Stroke Or Style Calories In 30 Minutes (Around 155 Lb) Typical Effort Level
Easy water aerobics or gentle treading 120–170 Light movement, can talk in full sentences
General relaxed swimming 180–220 Easy laps, steady but unhurried pace
Freestyle or backstroke, steady pace 200–280 Breathing deeper, short phrases between breaths
Breaststroke, steady pace 200–260 Glide between strokes, moderate effort on kicks
Lap swimming, strong continuous effort 300–380 Heart rate raised, breathing in a set rhythm
Butterfly sets or sprint intervals 350–450 Short bursts near your limit with rest between

The spread in that table shows why two people in the same pool can finish a session with very different calorie totals.
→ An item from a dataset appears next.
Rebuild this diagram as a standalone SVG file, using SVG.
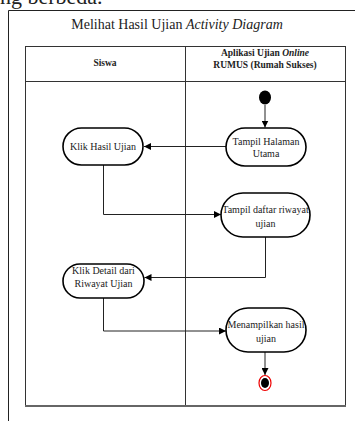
<svg xmlns="http://www.w3.org/2000/svg" width="355" height="421" viewBox="0 0 355 421" font-family="'Liberation Serif', 'DejaVu Serif', serif">
<defs>
<marker id="arr" viewBox="0 0 10 10" refX="10" refY="5" markerWidth="7" markerHeight="7" markerUnits="userSpaceOnUse" orient="auto">
<path d="M0,0 L10,5 L0,10 Z" fill="#000"/>
</marker>
<style>
text{fill:#222}
.node{fill:#fff;stroke:#000;stroke-width:1.6}
.lbl{font-size:10px;text-anchor:middle}
.conn{fill:none;stroke:#222;stroke-width:1;marker-end:url(#arr)}
.tbl{fill:none;stroke:#333;stroke-width:1}
.hdr{font-size:9.5px;font-weight:bold;text-anchor:middle}
</style>
</defs>
<rect width="355" height="421" fill="#fff"/>
<text x="0" y="4" font-size="22" fill="#000">ng berbeda.</text>
<path d="M8.5,421 V10.5 H355" fill="none" stroke="#222" stroke-width="1"/>
<text x="177" y="29" font-size="14" text-anchor="middle">Melihat Hasil Ujian <tspan font-style="italic">Activity Diagram</tspan></text>
<g id="swimlanes">
<rect class="tbl" x="25.5" y="46.5" width="320" height="359"/>
<line class="tbl" x1="25.5" y1="81.5" x2="345.5" y2="81.5"/>
<line class="tbl" x1="185.5" y1="46.5" x2="185.5" y2="406"/>
<line x1="25" y1="406" x2="346" y2="406" stroke="#666" stroke-width="2"/>
<text class="hdr" x="105" y="66">Siswa</text>
<text class="hdr" x="265" y="56">Aplikasi Ujian <tspan font-style="italic">Online</tspan></text>
<text class="hdr" x="265" y="67.5">RUMUS (Rumah Sukses)</text>
</g>
<g id="connectors">
<line class="conn" x1="265" y1="105" x2="265" y2="127.5"/>
<line class="conn" x1="226" y1="146.5" x2="144" y2="146.5"/>
<polyline class="conn" points="103.5,165 103.5,214.5 221,214.5"/>
<polyline class="conn" points="265.5,237 265.5,277.5 144.5,277.5"/>
<polyline class="conn" points="103.5,298 103.5,331 226,331"/>
<line class="conn" x1="265" y1="352" x2="265" y2="375"/>
</g>
<g id="start"><ellipse cx="265" cy="97.5" rx="6" ry="7" fill="#000"/></g>
<g id="tampil-halaman">
<rect class="node" x="226" y="128" width="80" height="38" rx="19"/>
<text class="lbl" x="266" y="144.5">Tampil Halaman</text>
<text class="lbl" x="266" y="156.5">Utama</text>
</g>
<g id="klik-hasil">
<rect class="node" x="63" y="128" width="80" height="37" rx="18.5"/>
<text class="lbl" x="103" y="149.5">Klik Hasil Ujian</text>
</g>
<g id="tampil-daftar">
<rect class="node" x="221" y="193" width="89" height="44" rx="22"/>
<text class="lbl" x="265.5" y="212.5">Tampil daftar riwayat</text>
<text class="lbl" x="265.5" y="226.5">ujian</text>
</g>
<g id="klik-detail">
<rect class="node" x="63" y="264" width="81" height="34" rx="17"/>
<text class="lbl" x="103.5" y="273.5">Klik Detail dari</text>
<text class="lbl" x="103.5" y="287">Riwayat Ujian</text>
</g>
<g id="menampilkan">
<rect class="node" x="226" y="308" width="80" height="44" rx="22"/>
<text class="lbl" x="266" y="327.5">Menampilkan hasil</text>
<text class="lbl" x="266" y="341.5">ujian</text>
</g>
<g id="end">
<ellipse cx="265" cy="383" rx="6" ry="7.5" fill="#fff" stroke="#e00" stroke-width="1.2"/>
<ellipse cx="265" cy="383" rx="4" ry="5" fill="#000"/>
</g>
</svg>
That number only covers your swim time, not your
daily calorie burn
from everything else you do on land.

Factors That Change Your Pool Calorie Burn

Calorie values in any chart start from averages. Your own number shifts up or down based on a mix of body traits, training history, stroke choice, and even how busy the lane feels on that day.

Body Weight And Build

Calorie burn in the pool ties closely to body mass. A heavier swimmer moves more total mass through the water with each stroke, so energy use per minute tends to rise. That is why the Harvard chart lists separate rows for three body weights instead of one single calorie figure.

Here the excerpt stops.